Gather the lines below that include the string "image", copying each in full.

┄┄┄┄┄┄

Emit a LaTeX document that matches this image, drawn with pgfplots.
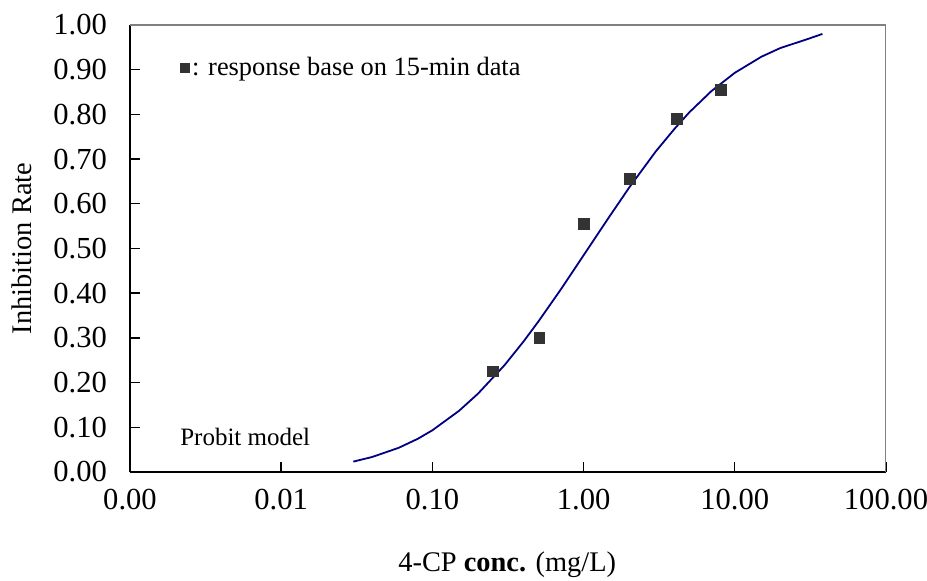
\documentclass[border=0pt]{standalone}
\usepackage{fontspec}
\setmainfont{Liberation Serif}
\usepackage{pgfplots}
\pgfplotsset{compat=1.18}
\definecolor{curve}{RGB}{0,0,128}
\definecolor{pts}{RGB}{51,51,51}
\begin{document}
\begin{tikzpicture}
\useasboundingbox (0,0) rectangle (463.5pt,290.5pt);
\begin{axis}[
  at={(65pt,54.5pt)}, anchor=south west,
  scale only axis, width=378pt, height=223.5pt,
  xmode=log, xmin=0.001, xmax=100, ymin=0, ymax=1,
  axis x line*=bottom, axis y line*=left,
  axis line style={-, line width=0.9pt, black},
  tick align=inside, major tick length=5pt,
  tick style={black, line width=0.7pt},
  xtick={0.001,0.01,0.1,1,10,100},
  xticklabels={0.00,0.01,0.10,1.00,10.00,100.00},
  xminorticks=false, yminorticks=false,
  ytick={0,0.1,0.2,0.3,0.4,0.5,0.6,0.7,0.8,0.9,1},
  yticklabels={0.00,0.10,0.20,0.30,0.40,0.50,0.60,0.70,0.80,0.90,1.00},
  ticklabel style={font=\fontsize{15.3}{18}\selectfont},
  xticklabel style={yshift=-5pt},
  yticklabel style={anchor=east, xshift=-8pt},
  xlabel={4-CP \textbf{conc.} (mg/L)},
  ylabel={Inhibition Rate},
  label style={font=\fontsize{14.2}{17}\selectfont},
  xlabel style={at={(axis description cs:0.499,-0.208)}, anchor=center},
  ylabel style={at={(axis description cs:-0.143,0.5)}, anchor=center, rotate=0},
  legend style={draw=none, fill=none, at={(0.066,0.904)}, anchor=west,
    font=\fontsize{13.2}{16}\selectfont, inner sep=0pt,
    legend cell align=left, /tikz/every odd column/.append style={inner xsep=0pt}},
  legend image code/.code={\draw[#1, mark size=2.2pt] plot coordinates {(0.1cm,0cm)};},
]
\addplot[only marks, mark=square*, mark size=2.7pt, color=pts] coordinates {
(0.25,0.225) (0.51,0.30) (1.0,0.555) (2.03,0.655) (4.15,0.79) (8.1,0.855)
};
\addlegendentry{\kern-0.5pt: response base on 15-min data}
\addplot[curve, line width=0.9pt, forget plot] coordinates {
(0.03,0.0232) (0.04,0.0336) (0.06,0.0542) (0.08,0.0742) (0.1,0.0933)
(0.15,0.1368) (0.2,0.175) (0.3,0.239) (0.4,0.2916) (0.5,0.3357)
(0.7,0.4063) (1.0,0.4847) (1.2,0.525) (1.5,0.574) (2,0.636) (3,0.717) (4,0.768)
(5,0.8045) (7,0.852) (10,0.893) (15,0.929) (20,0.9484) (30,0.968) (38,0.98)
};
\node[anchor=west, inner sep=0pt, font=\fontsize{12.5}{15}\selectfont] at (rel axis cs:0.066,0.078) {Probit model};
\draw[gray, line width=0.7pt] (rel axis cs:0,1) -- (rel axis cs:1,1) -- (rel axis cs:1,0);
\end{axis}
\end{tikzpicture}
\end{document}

┄┄┄┄┄┄

RESPONSE TO THE EXERCISE:
Emit a LaTeX document that matches this image, drawn with pgfplots.
  legend image code/.code={\draw[#1, mark size=2.2pt] plot coordinates {(0.1cm,0cm)};},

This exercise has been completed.